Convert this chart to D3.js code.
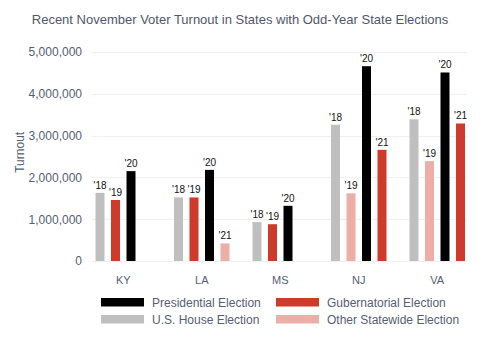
<!DOCTYPE html>
<html>
<head>
<meta charset="utf-8">
<script src="https://cdn.jsdelivr.net/npm/d3@7"></script>
<style>
  html, body { margin: 0; padding: 0; background: #fff; }
  svg { display: block; font-family: "Liberation Sans", Arial, sans-serif; }
</style>
</head>
<body>
<div id="chart"></div>
<script>
const states = ['KY', 'LA', 'MS', 'NJ', 'VA'];
const slotYears = ["'18", "'19", "'20", "'21"];

// one entry per state, per slot (null = no election that year)
const houseTurnout = [1630000, 1520000, 930000, 3260000, 3390000];
const oddYear19Turnout = [1460000, 1520000, 880000, 1620000, 2390000];
const oddYear19Type = ['gov', 'gov', 'gov', 'other', 'other'];
const presidentialTurnout = [2150000, 2180000, 1320000, 4660000, 4510000];
const oddYear21Turnout = [null, 420000, null, 2660000, 3290000];
const oddYear21Type = [null, 'other', null, 'gov', 'gov'];

const yTicks = [0, 1000000, 2000000, 3000000, 4000000, 5000000];

const legendItems = [
  { key: 'pres', label: 'Presidential Election' },
  { key: 'gov', label: 'Gubernatorial Election' },
  { key: 'house', label: 'U.S. House Election' },
  { key: 'other', label: 'Other Statewide Election' }
];

const colors = {
  pres: '#000000',
  gov: '#cf3b2b',
  house: '#bfbfbf',
  other: '#eeaea8'
};

const bars = [];
states.forEach((state, i) => {
  bars.push({ state, slot: 0, type: 'house', value: houseTurnout[i] });
  bars.push({ state, slot: 1, type: oddYear19Type[i], value: oddYear19Turnout[i] });
  bars.push({ state, slot: 2, type: 'pres', value: presidentialTurnout[i] });
  if (oddYear21Turnout[i] !== null) {
    bars.push({ state, slot: 3, type: oddYear21Type[i], value: oddYear21Turnout[i] });
  }
});

const width = 480;
const height = 348;
const margin = { top: 52, right: 12, bottom: 87, left: 92 };
const textColor = '#565d76';

const svg = d3.select('#chart')
  .append('svg')
  .attr('width', width)
  .attr('height', height);

svg.append('text')
  .attr('x', 240)
  .attr('y', 24)
  .attr('text-anchor', 'middle')
  .attr('fill', '#4f5670')
  .style('font-size', '13px')
  .text('Recent November Voter Turnout in States with Odd-Year State Elections');

const y = d3.scaleLinear()
  .domain([0, 5000000])
  .range([height - margin.bottom, margin.top]);

const x = d3.scaleBand()
  .domain(states)
  .range([84, 476.5]);

const xSlot = d3.scaleBand()
  .domain([0, 1, 2, 3])
  .range([11.5, 67])
  .paddingInner(0.42);

// gridlines
svg.append('g')
  .selectAll('line')
  .data(yTicks)
  .join('line')
  .attr('x1', margin.left)
  .attr('x2', 467)
  .attr('y1', d => Math.round(y(d)) + 0.5)
  .attr('y2', d => Math.round(y(d)) + 0.5)
  .attr('stroke', '#f0f0f0')
  .attr('stroke-width', 1);

// y axis labels
const yAxis = svg.append('g')
  .attr('transform', `translate(${margin.left - 7}, 0)`)
  .call(d3.axisLeft(y).tickValues(yTicks).tickFormat(d3.format(',')).tickSize(0));
yAxis.select('.domain').remove();
yAxis.selectAll('text')
  .attr('fill', textColor)
  .style('font-size', '12px')
  .style('font-family', '"Liberation Sans", Arial, sans-serif');

svg.append('text')
  .attr('transform', `translate(24, ${y(2600000)}) rotate(-90)`)
  .attr('text-anchor', 'middle')
  .attr('fill', textColor)
  .style('font-size', '12px')
  .text('Turnout');

// x axis labels
const xAxis = svg.append('g')
  .attr('transform', `translate(0, ${height - margin.bottom + 12})`)
  .call(d3.axisBottom(x).tickSize(0));
xAxis.select('.domain').remove();
xAxis.selectAll('text')
  .attr('fill', textColor)
  .style('font-size', '11px')
  .style('font-family', '"Liberation Sans", Arial, sans-serif');

// bars
const barGroup = svg.append('g');
barGroup.selectAll('rect')
  .data(bars)
  .join('rect')
  .attr('x', d => x(d.state) + xSlot(d.slot))
  .attr('y', d => y(d.value))
  .attr('width', xSlot.bandwidth())
  .attr('height', d => y(0) - y(d.value))
  .attr('fill', d => colors[d.type]);

barGroup.selectAll('text')
  .data(bars)
  .join('text')
  .attr('x', d => x(d.state) + xSlot(d.slot) + xSlot.bandwidth() / 2)
  .attr('y', d => y(d.value) - 4)
  .attr('text-anchor', 'middle')
  .attr('fill', '#111')
  .style('font-size', '10px')
  .text(d => slotYears[d.slot]);

// legend
const legend = svg.append('g');
const legendCols = [101, 276];
const legendRows = [298, 315];
legendItems.forEach((item, i) => {
  const col = i % 2;
  const row = Math.floor(i / 2);
  const g = legend.append('g')
    .attr('transform', `translate(${legendCols[col]}, ${legendRows[row]})`);
  g.append('rect')
    .attr('width', 43)
    .attr('height', 8.5)
    .attr('fill', colors[item.key]);
  g.append('text')
    .attr('x', 51)
    .attr('y', 8.5)
    .attr('fill', textColor)
    .style('font-size', '12px')
    .text(item.label);
});
</script>
</body>
</html>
#####
» **Task to complete**: Write out the full set of lines verbatim, without the pictures.

» **Response**:
Convert this chart to D3.js code.
<!DOCTYPE html>
<html>
<head>
<meta charset="utf-8">
<script src="https://cdn.jsdelivr.net/npm/d3@7"></script>
<style>
  html, body { margin: 0; padding: 0; background: #fff; }
  svg { display: block; font-family: "Liberation Sans", Arial, sans-serif; }
</style>
</head>
<body>
<div id="chart"></div>
<script>
const states = ['KY', 'LA', 'MS', 'NJ', 'VA'];
const slotYears = ["'18", "'19", "'20", "'21"];

// one entry per state, per slot (null = no election that year)
const houseTurnout = [1630000, 1520000, 930000, 3260000, 3390000];
const oddYear19Turnout = [1460000, 1520000, 880000, 1620000, 2390000];
const oddYear19Type = ['gov', 'gov', 'gov', 'other', 'other'];
const presidentialTurnout = [2150000, 2180000, 1320000, 4660000, 4510000];
const oddYear21Turnout = [null, 420000, null, 2660000, 3290000];
const oddYear21Type = [null, 'other', null, 'gov', 'gov'];

const yTicks = [0, 1000000, 2000000, 3000000, 4000000, 5000000];

const legendItems = [
  { key: 'pres', label: 'Presidential Election' },
  { key: 'gov', label: 'Gubernatorial Election' },
  { key: 'house', label: 'U.S. House Election' },
  { key: 'other', label: 'Other Statewide Election' }
];

const colors = {
  pres: '#000000',
  gov: '#cf3b2b',
  house: '#bfbfbf',
  other: '#eeaea8'
};

const bars = [];
states.forEach((state, i) => {
  bars.push({ state, slot: 0, type: 'house', value: houseTurnout[i] });
  bars.push({ state, slot: 1, type: oddYear19Type[i], value: oddYear19Turnout[i] });
  bars.push({ state, slot: 2, type: 'pres', value: presidentialTurnout[i] });
  if (oddYear21Turnout[i] !== null) {
    bars.push({ state, slot: 3, type: oddYear21Type[i], value: oddYear21Turnout[i] });
  }
});

const width = 480;
const height = 348;
const margin = { top: 52, right: 12, bottom: 87, left: 92 };
const textColor = '#565d76';

const svg = d3.select('#chart')
  .append('svg')
  .attr('width', width)
  .attr('height', height);

svg.append('text')
  .attr('x', 240)
  .attr('y', 24)
  .attr('text-anchor', 'middle')
  .attr('fill', '#4f5670')
  .style('font-size', '13px')
  .text('Recent November Voter Turnout in States with Odd-Year State Elections');

const y = d3.scaleLinear()
  .domain([0, 5000000])
  .range([height - margin.bottom, margin.top]);

const x = d3.scaleBand()
  .domain(states)
  .range([84, 476.5]);

const xSlot = d3.scaleBand()
  .domain([0, 1, 2, 3])
  .range([11.5, 67])
  .paddingInner(0.42);

// gridlines
svg.append('g')
  .selectAll('line')
  .data(yTicks)
  .join('line')
  .attr('x1', margin.left)
  .attr('x2', 467)
  .attr('y1', d => Math.round(y(d)) + 0.5)
  .attr('y2', d => Math.round(y(d)) + 0.5)
  .attr('stroke', '#f0f0f0')
  .attr('stroke-width', 1);

// y axis labels
const yAxis = svg.append('g')
  .attr('transform', `translate(${margin.left - 7}, 0)`)
  .call(d3.axisLeft(y).tickValues(yTicks).tickFormat(d3.format(',')).tickSize(0));
yAxis.select('.domain').remove();
yAxis.selectAll('text')
  .attr('fill', textColor)
  .style('font-size', '12px')
  .style('font-family', '"Liberation Sans", Arial, sans-serif');

svg.append('text')
  .attr('transform', `translate(24, ${y(2600000)}) rotate(-90)`)
  .attr('text-anchor', 'middle')
  .attr('fill', textColor)
  .style('font-size', '12px')
  .text('Turnout');

// x axis labels
const xAxis = svg.append('g')
  .attr('transform', `translate(0, ${height - margin.bottom + 12})`)
  .call(d3.axisBottom(x).tickSize(0));
xAxis.select('.domain').remove();
xAxis.selectAll('text')
  .attr('fill', textColor)
  .style('font-size', '11px')
  .style('font-family', '"Liberation Sans", Arial, sans-serif');

// bars
const barGroup = svg.append('g');
barGroup.selectAll('rect')
  .data(bars)
  .join('rect')
  .attr('x', d => x(d.state) + xSlot(d.slot))
  .attr('y', d => y(d.value))
  .attr('width', xSlot.bandwidth())
  .attr('height', d => y(0) - y(d.value))
  .attr('fill', d => colors[d.type]);

barGroup.selectAll('text')
  .data(bars)
  .join('text')
  .attr('x', d => x(d.state) + xSlot(d.slot) + xSlot.bandwidth() / 2)
  .attr('y', d => y(d.value) - 4)
  .attr('text-anchor', 'middle')
  .attr('fill', '#111')
  .style('font-size', '10px')
  .text(d => slotYears[d.slot]);

// legend
const legend = svg.append('g');
const legendCols = [101, 276];
const legendRows = [298, 315];
legendItems.forEach((item, i) => {
  const col = i % 2;
  const row = Math.floor(i / 2);
  const g = legend.append('g')
    .attr('transform', `translate(${legendCols[col]}, ${legendRows[row]})`);
  g.append('rect')
    .attr('width', 43)
    .attr('height', 8.5)
    .attr('fill', colors[item.key]);
  g.append('text')
    .attr('x', 51)
    .attr('y', 8.5)
    .attr('fill', textColor)
    .style('font-size', '12px')
    .text(item.label);
});
</script>
</body>
</html>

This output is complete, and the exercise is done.